Member of the Provincial Assembly of Khyber Pakhtunkhwa
- In office 13 August 2018 – 18 January 2023
- Constituency: PK-49 (Mardan-II)
- In office 29 May 2013 – 28 May 2018
- Constituency: Constituency PK-29 (Mardan-VII)
- Incumbent
- Assumed office 29 February 2024
- Constituency: PK-55 Mardan-II

Personal details
- Born: 16 April 1985 (age 40) Mardan District, Khyber Pakhtunkhwa, Pakistan
- Party: PTI (2013-present)

= Tufail Anjum =

Pakistani politician

Tufail Anjum (born 16 April 1985) is a Pakistani politician who has been a member of the Provincial Assembly of Khyber Pakhtunkhwa, since 2013.

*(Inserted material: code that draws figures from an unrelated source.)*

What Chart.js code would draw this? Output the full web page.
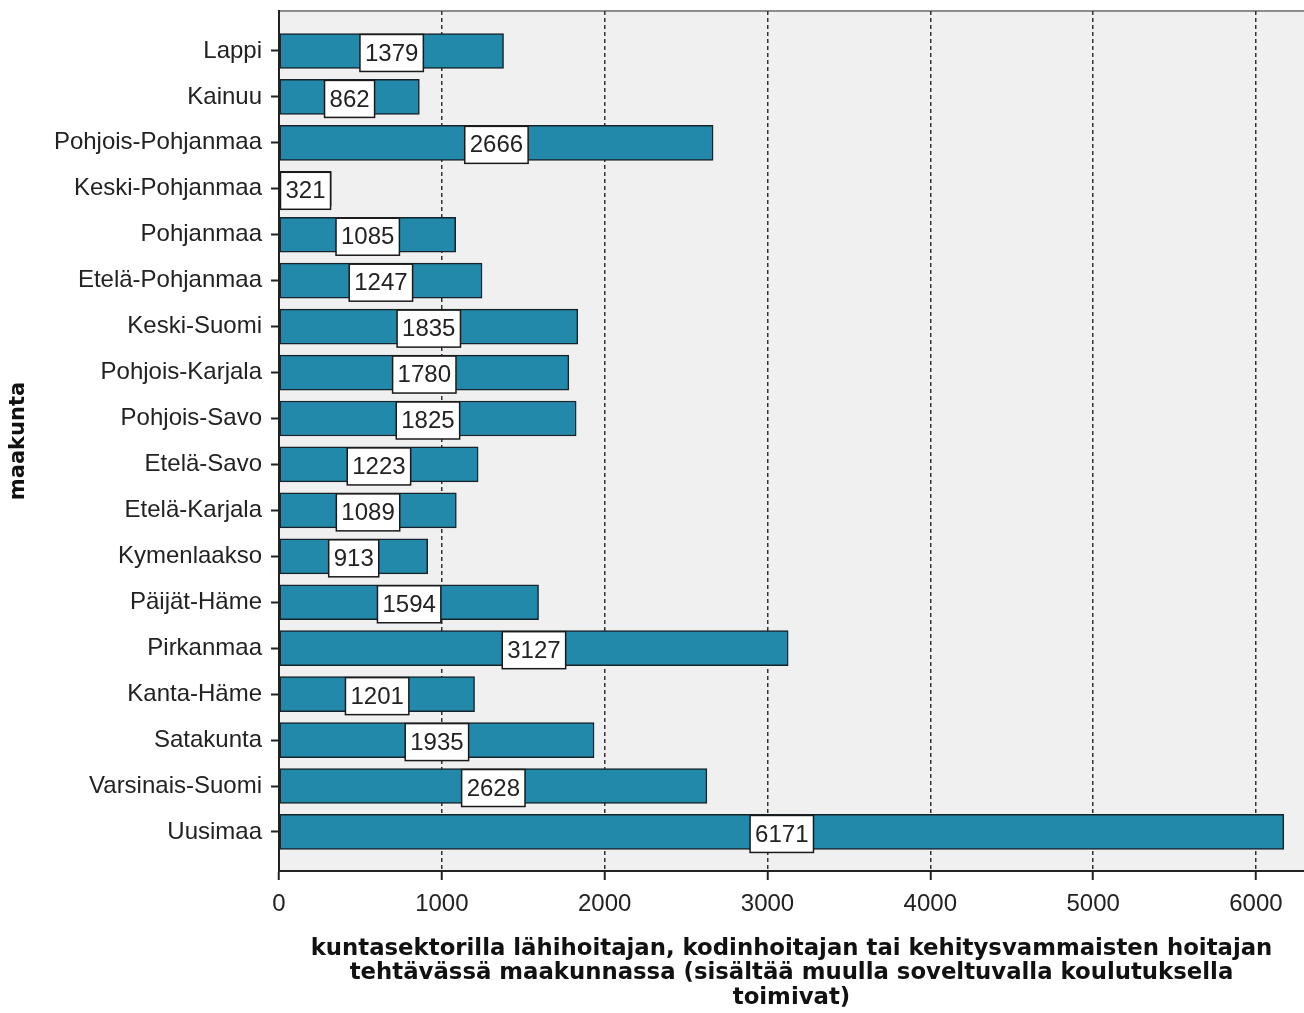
<!DOCTYPE html>
<html>
<head>
<meta charset="utf-8">
<script src="https://cdn.jsdelivr.net/npm/chart.js@4/dist/chart.umd.min.js"></script>
<style>
  html, body { margin: 0; padding: 0; background: #ffffff; }
  #wrap { width: 1304px; height: 1013px; }
</style>
</head>
<body>
<div id="wrap"><canvas id="c" width="1304" height="1013"></canvas></div>
<script>
const categories = ["Lappi", "Kainuu", "Pohjois-Pohjanmaa", "Keski-Pohjanmaa", "Pohjanmaa",
  "Etelä-Pohjanmaa", "Keski-Suomi", "Pohjois-Karjala", "Pohjois-Savo", "Etelä-Savo",
  "Etelä-Karjala", "Kymenlaakso", "Päijät-Häme", "Pirkanmaa", "Kanta-Häme", "Satakunta",
  "Varsinais-Suomi", "Uusimaa"];
const counts = [1379, 862, 2666, 321, 1085, 1247, 1835, 1780, 1825, 1223, 1089, 913, 1594, 3127, 1201, 1935, 2628, 6171];
const xTicks = [0, 1000, 2000, 3000, 4000, 5000, 6000];
const xTitle = ["kuntasektorilla lähihoitajan, kodinhoitajan tai kehitysvammaisten hoitajan",
  "tehtävässä maakunnassa (sisältää muulla soveltuvalla koulutuksella",
  "toimivat)"];
const yTitle = "maakunta";

const FONT = "'Liberation Sans', Arial, sans-serif";
const BOLD = "'DejaVu Sans', sans-serif";

const plotBg = {
  id: 'plotBg',
  beforeDraw(chart) {
    const {ctx, chartArea: a} = chart;
    ctx.save();
    ctx.fillStyle = '#f0f0f0';
    ctx.fillRect(a.left, a.top, a.right - a.left, a.bottom - a.top);
    ctx.strokeStyle = '#8c8c8c';
    ctx.lineWidth = 2;
    ctx.beginPath();
    ctx.moveTo(a.left, a.top);
    ctx.lineTo(a.right, a.top);
    ctx.stroke();
    ctx.restore();
  }
};

const valueBoxes = {
  id: 'valueBoxes',
  afterDatasetsDraw(chart) {
    const {ctx} = chart;
    const meta = chart.getDatasetMeta(0);
    ctx.save();
    ctx.font = "24px " + FONT;
    ctx.textAlign = 'center';
    ctx.textBaseline = 'middle';
    meta.data.forEach((bar, i) => {
      const txt = String(counts[i]);
      const cx = (bar.x + bar.base) / 2;
      const cy = bar.y + 2;
      const w = ctx.measureText(txt).width + 10;
      const h = 37;
      ctx.fillStyle = '#ffffff';
      ctx.fillRect(cx - w / 2, cy - h / 2, w, h);
      ctx.strokeStyle = '#1a1a1a';
      ctx.lineWidth = 1.5;
      ctx.strokeRect(cx - w / 2, cy - h / 2, w, h);
      ctx.fillStyle = '#222222';
      ctx.fillText(txt, cx, cy + 1);
    });
    ctx.restore();
  }
};

new Chart(document.getElementById('c'), {
  type: 'bar',
  data: {
    datasets: [{
      data: counts.map((v, i) => ({x: v, y: i})),
      backgroundColor: '#2389ab',
      borderColor: '#16232a',
      borderWidth: 1.5,
      borderSkipped: false,
      barThickness: 35
    }]
  },
  options: {
    indexAxis: 'y',
    responsive: false,
    animation: false,
    layout: { padding: { top: 11, left: 0, right: 0, bottom: 0 } },
    plugins: { legend: { display: false }, tooltip: { enabled: false } },
    scales: {
      x: {
        type: 'linear',
        position: 'bottom',
        min: 0,
        max: 6295,
        afterBuildTicks(s) { s.ticks = xTicks.map(v => ({value: v})); },
        afterFit(s) { s.height = 142; s.paddingLeft = 0; s.paddingRight = 0; },
        ticks: {
          font: { family: FONT, size: 24 }, color: '#222', padding: 10, maxRotation: 0,
          callback: (v) => String(v)
        },
        grid: {
          drawOnChartArea: true,
          drawTicks: true,
          tickLength: 9,
          color: (c) => c.index === 0 ? 'rgba(0,0,0,0)' : '#333333',
          lineWidth: 1.5,
          tickColor: '#222',
          tickWidth: 2
        },
        border: { display: true, color: '#222', width: 2, dash: [4, 3] },
        title: {
          display: true,
          text: xTitle,
          font: { family: BOLD, size: 22.8, weight: 'bold', lineHeight: 1.07 },
          color: '#111',
          padding: { top: 0, bottom: 3 }
        }
      },
      y: {
        type: 'linear',
        reverse: true,
        offset: false,
        min: -0.87,
        max: 17.85,
        afterBuildTicks(s) { s.ticks = categories.map((_, i) => ({value: i})); },
        afterFit(s) { s.width = 279; s.paddingTop = 0; s.paddingBottom = 0; },
        ticks: {
          font: { family: FONT, size: 24 },
          color: '#222',
          padding: 9,
          autoSkip: false,
          callback: (v) => categories[v]
        },
        grid: {
          offset: false,
          drawOnChartArea: false,
          drawTicks: true,
          tickLength: 8,
          tickColor: '#222',
          tickWidth: 2
        },
        border: { display: true, color: '#222', width: 2 },
        title: {
          display: true,
          text: yTitle,
          font: { family: BOLD, size: 21, weight: 'bold' },
          color: '#111',
          padding: { top: 6, bottom: 0 }
        }
      }
    }
  },
  plugins: [plotBg, valueBoxes]
});
</script>
</body>
</html>
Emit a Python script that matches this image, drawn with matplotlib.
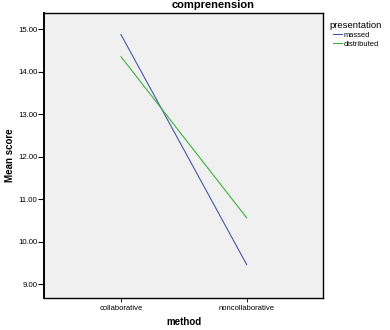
import matplotlib
matplotlib.use("Agg")
import matplotlib.pyplot as plt

methods = ["collaborative", "noncollaborative"]
massed = [14.87, 9.46]
distributed = [14.35, 10.56]
yticks = [9, 10, 11, 12, 13, 14, 15]

plt.rcParams['font.family'] = ['Liberation Sans', 'DejaVu Sans']

fig = plt.figure(figsize=(3.9, 3.3), dpi=100)
ax = fig.add_axes([0.1136, 0.0979, 0.829 - 0.1136, 0.9597 - 0.0979])
ax.set_facecolor('#F0F0F0')

x = list(range(len(methods)))
ax.plot(x, massed, color='#4558A8', lw=0.8, label='massed')
ax.plot(x, distributed, color='#3CB23C', lw=0.8, label='distributed')

ax.set_xlim(-0.61, 1.61)
ax.set_ylim(8.68, 15.37)
ax.set_xticks(x)
ax.set_xticklabels(methods, fontsize=5.5)
ax.set_yticks(yticks)
ax.set_yticklabels([f"{v:.2f}" for v in yticks], fontsize=5.6)
ax.tick_params(axis='y', length=4, width=0.8, pad=1)
ax.tick_params(axis='x', length=3, width=0.6, pad=2)
for s in ax.spines.values():
    s.set_linewidth(1.0)
ax.spines['left'].set_linewidth(1.4)

fig.text(213/390, 1.0, "comprenension", fontsize=8, fontweight='bold',
         ha='center', va='top')
fig.text(184/390, 1 - 322/330, "method", fontsize=7, fontweight='bold',
         ha='center', va='center')
fig.text(10/390, 1 - 155.5/330, "Mean score", fontsize=7, fontweight='bold',
         ha='center', va='center', rotation=90)

fig.text(329.3/390, 1 - 25/330, "presentation", fontsize=6.8,
         ha='left', va='center')
leg = fig.legend(loc='upper left', bbox_to_anchor=(333/390, 1 - 31.5/330), frameon=False,
                 fontsize=5.4, handlelength=1.15, handletextpad=0.2,
                 labelspacing=0.2, borderpad=0, borderaxespad=0)

fig.savefig('out.png', dpi=100)
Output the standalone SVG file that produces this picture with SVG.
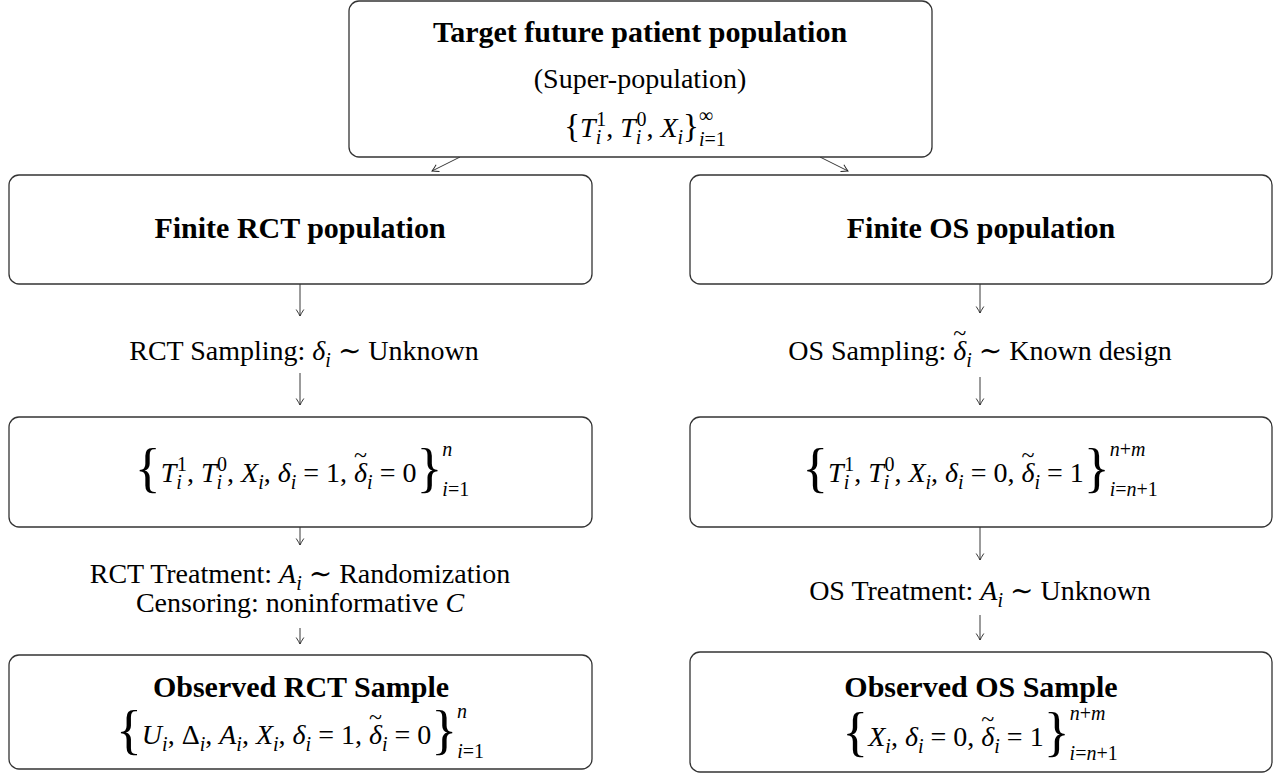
<svg xmlns="http://www.w3.org/2000/svg" width="1281" height="778" viewBox="0 0 1281 778">
<style>
text { font-family: "Liberation Serif","Times New Roman","DejaVu Serif",serif; font-size: 28px; fill: #000; }
.b { font-weight: bold; font-size: 30px; }
.i { font-style: italic; }
.s { font-size: 20px; }
.br { font-size: 54px; }
.br2 { font-size: 33px; }
.tl { font-size: 24px; }
.box { fill: #fff; stroke: #333; stroke-width: 1.3; }
.con line { stroke: #222; stroke-width: 0.9; marker-end: url(#ah); }
</style>
<defs>
<marker id="ah" viewBox="-8 -5 9 10" markerWidth="9" markerHeight="10" refX="0" refY="0" orient="auto" markerUnits="userSpaceOnUse">
<path d="M-6.5,-3.8 Q-2,-0.9 0,0 Q-2,0.9 -6.5,3.8" fill="none" stroke="#222" stroke-width="0.9"/>
</marker>
</defs>
<rect width="1281" height="778" fill="#fff"/>

<g class="con" id="connectors">
<line x1="460" y1="157" x2="432" y2="171"/>
<line x1="820" y1="157" x2="848" y2="171"/>
<line x1="300" y1="284" x2="300" y2="316"/>
<line x1="300" y1="373" x2="300" y2="405"/>
<line x1="300" y1="527" x2="300" y2="545"/>
<line x1="300" y1="628" x2="300" y2="644"/>
<line x1="980" y1="284" x2="980" y2="313"/>
<line x1="980" y1="377" x2="980" y2="405"/>
<line x1="980" y1="527" x2="980" y2="560"/>
<line x1="980" y1="615" x2="980" y2="640"/>
</g>

<g id="target">
<rect class="box" x="349" y="1" width="583" height="156" rx="10"/>
<text class="b" x="640" y="42" text-anchor="middle">Target future patient population</text>
<text x="640" y="88" text-anchor="middle">(Super-population)</text>
<text x="645" y="137" text-anchor="middle"><tspan class="br2">{</tspan><tspan class="i">T</tspan><tspan class="s i" dy="7">i</tspan><tspan class="s" dx="-5" dy="-18">1</tspan><tspan dy="11">, </tspan><tspan class="i">T</tspan><tspan class="s i" dy="7">i</tspan><tspan class="s" dx="-5" dy="-18">0</tspan><tspan dy="11">, </tspan><tspan class="i">X</tspan><tspan class="s i" dy="7">i</tspan><tspan class="br2" dy="-7">}</tspan><tspan class="s i" dy="9">i</tspan><tspan class="s">=1</tspan><tspan class="s" dx="-27" dy="-24">∞</tspan></text>
</g>

<g id="rct-pop">
<rect class="box" x="9" y="175" width="583" height="109" rx="10"/>
<text class="b" x="300" y="238" text-anchor="middle">Finite RCT population</text>
</g>

<g id="os-pop">
<rect class="box" x="690" y="175" width="582" height="109" rx="10"/>
<text class="b" x="981" y="238" text-anchor="middle">Finite OS population</text>
</g>

<g id="rct-sampling">
<text x="304" y="360" text-anchor="middle">RCT Sampling:  <tspan class="i">δ</tspan><tspan class="s i" dy="7">i</tspan><tspan dy="-7"> ∼ Unknown</tspan></text>
</g>

<g id="os-sampling">
<text x="980" y="360" text-anchor="middle">OS Sampling:  <tspan class="i">δ</tspan><tspan class="tl" dx="-13" dy="-19">~</tspan><tspan class="s i" dy="26">i</tspan><tspan dy="-7"> ∼ Known design</tspan></text>
</g>

<g id="rct-full">
<rect class="box" x="9" y="417" width="583" height="110" rx="10"/>
<text x="302" y="482" text-anchor="middle"><tspan class="br" dy="4">{</tspan><tspan class="i" dy="-4">T</tspan><tspan class="s i" dy="7">i</tspan><tspan class="s" dx="-5" dy="-18">1</tspan><tspan dy="11">, </tspan><tspan class="i">T</tspan><tspan class="s i" dy="7">i</tspan><tspan class="s" dx="-5" dy="-18">0</tspan><tspan dy="11">, </tspan><tspan class="i">X</tspan><tspan class="s i" dy="7">i</tspan><tspan dy="-7">, </tspan><tspan class="i">δ</tspan><tspan class="s i" dy="7">i</tspan><tspan dy="-7"> = 1, </tspan><tspan class="i">δ</tspan><tspan class="tl" dx="-13" dy="-19">~</tspan><tspan class="s i" dy="26">i</tspan><tspan dy="-7"> = 0</tspan><tspan class="br" dy="4">}</tspan><tspan class="s i" dy="10">i</tspan><tspan class="s">=1</tspan><tspan class="s i" dx="-27" dy="-40">n</tspan></text>
</g>

<g id="os-full">
<rect class="box" x="690" y="417" width="582" height="110" rx="10"/>
<text x="980" y="482" text-anchor="middle"><tspan class="br" dy="4">{</tspan><tspan class="i" dy="-4">T</tspan><tspan class="s i" dy="7">i</tspan><tspan class="s" dx="-5" dy="-18">1</tspan><tspan dy="11">, </tspan><tspan class="i">T</tspan><tspan class="s i" dy="7">i</tspan><tspan class="s" dx="-5" dy="-18">0</tspan><tspan dy="11">, </tspan><tspan class="i">X</tspan><tspan class="s i" dy="7">i</tspan><tspan dy="-7">, </tspan><tspan class="i">δ</tspan><tspan class="s i" dy="7">i</tspan><tspan dy="-7"> = 0, </tspan><tspan class="i">δ</tspan><tspan class="tl" dx="-13" dy="-19">~</tspan><tspan class="s i" dy="26">i</tspan><tspan dy="-7"> = 1</tspan><tspan class="br" dy="4">}</tspan><tspan class="s i" dy="10">i</tspan><tspan class="s">=</tspan><tspan class="s i">n</tspan><tspan class="s">+1</tspan><tspan class="s i" dx="-48" dy="-40">n</tspan><tspan class="s">+</tspan><tspan class="s i">m</tspan></text>
</g>

<g id="rct-treatment">
<text x="300" y="583" text-anchor="middle">RCT Treatment:  <tspan class="i">A</tspan><tspan class="s i" dy="7">i</tspan><tspan dy="-7"> ∼ Randomization</tspan></text>
<text x="300" y="612" text-anchor="middle">Censoring: noninformative <tspan class="i">C</tspan></text>
</g>

<g id="os-treatment">
<text x="980" y="600" text-anchor="middle">OS Treatment:  <tspan class="i">A</tspan><tspan class="s i" dy="7">i</tspan><tspan dy="-7"> ∼ Unknown</tspan></text>
</g>

<g id="rct-observed">
<rect class="box" x="9" y="655" width="583" height="114" rx="10"/>
<text class="b" x="301" y="697" text-anchor="middle">Observed RCT Sample</text>
<text x="300" y="744" text-anchor="middle"><tspan class="br" dy="4">{</tspan><tspan class="i" dy="-4">U</tspan><tspan class="s i" dy="7">i</tspan><tspan dy="-7">, Δ</tspan><tspan class="s i" dy="7">i</tspan><tspan dy="-7">, </tspan><tspan class="i">A</tspan><tspan class="s i" dy="7">i</tspan><tspan dy="-7">, </tspan><tspan class="i">X</tspan><tspan class="s i" dy="7">i</tspan><tspan dy="-7">, </tspan><tspan class="i">δ</tspan><tspan class="s i" dy="7">i</tspan><tspan dy="-7"> = 1, </tspan><tspan class="i">δ</tspan><tspan class="tl" dx="-13" dy="-19">~</tspan><tspan class="s i" dy="26">i</tspan><tspan dy="-7"> = 0</tspan><tspan class="br" dy="4">}</tspan><tspan class="s i" dy="10">i</tspan><tspan class="s">=1</tspan><tspan class="s i" dx="-27" dy="-40">n</tspan></text>
</g>

<g id="os-observed">
<rect class="box" x="690" y="652" width="582" height="120" rx="10"/>
<text class="b" x="981" y="697" text-anchor="middle">Observed OS Sample</text>
<text x="980" y="746" text-anchor="middle"><tspan class="br" dy="4">{</tspan><tspan class="i" dy="-4">X</tspan><tspan class="s i" dy="7">i</tspan><tspan dy="-7">, </tspan><tspan class="i">δ</tspan><tspan class="s i" dy="7">i</tspan><tspan dy="-7"> = 0, </tspan><tspan class="i">δ</tspan><tspan class="tl" dx="-13" dy="-19">~</tspan><tspan class="s i" dy="26">i</tspan><tspan dy="-7"> = 1</tspan><tspan class="br" dy="4">}</tspan><tspan class="s i" dy="10">i</tspan><tspan class="s">=</tspan><tspan class="s i">n</tspan><tspan class="s">+1</tspan><tspan class="s i" dx="-48" dy="-40">n</tspan><tspan class="s">+</tspan><tspan class="s i">m</tspan></text>
</g>
</svg>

==Early life and education==
He was born on 16 April 1985 in Mardan District
to a dilzak family.

He has a degree in Bachelor of Business Administration.

==Political career==

He was elected to the Provincial Assembly of Khyber Pakhtunkhwa as a candidate of Pakistan Tehreek-e-Insaf (PTI) from Constituency PK-29 Mardan-VII in the 2013 Pakistani general election. He received 15,986 votes and defeated Abdul Akbar Khan.

He was re-elected to Provincial Assembly of Khyber Pakhtunkhwa as a candidate of PTI from Constituency PK-49 (Mardan-II) in the 2018 Pakistani general election.

Anjum was again re-elected to Provincial Assembly of Khyber Pakhtunkhwa as an independent candidate from Constituency PK-55 (Mardan-II) in the 2024 Pakistani general election.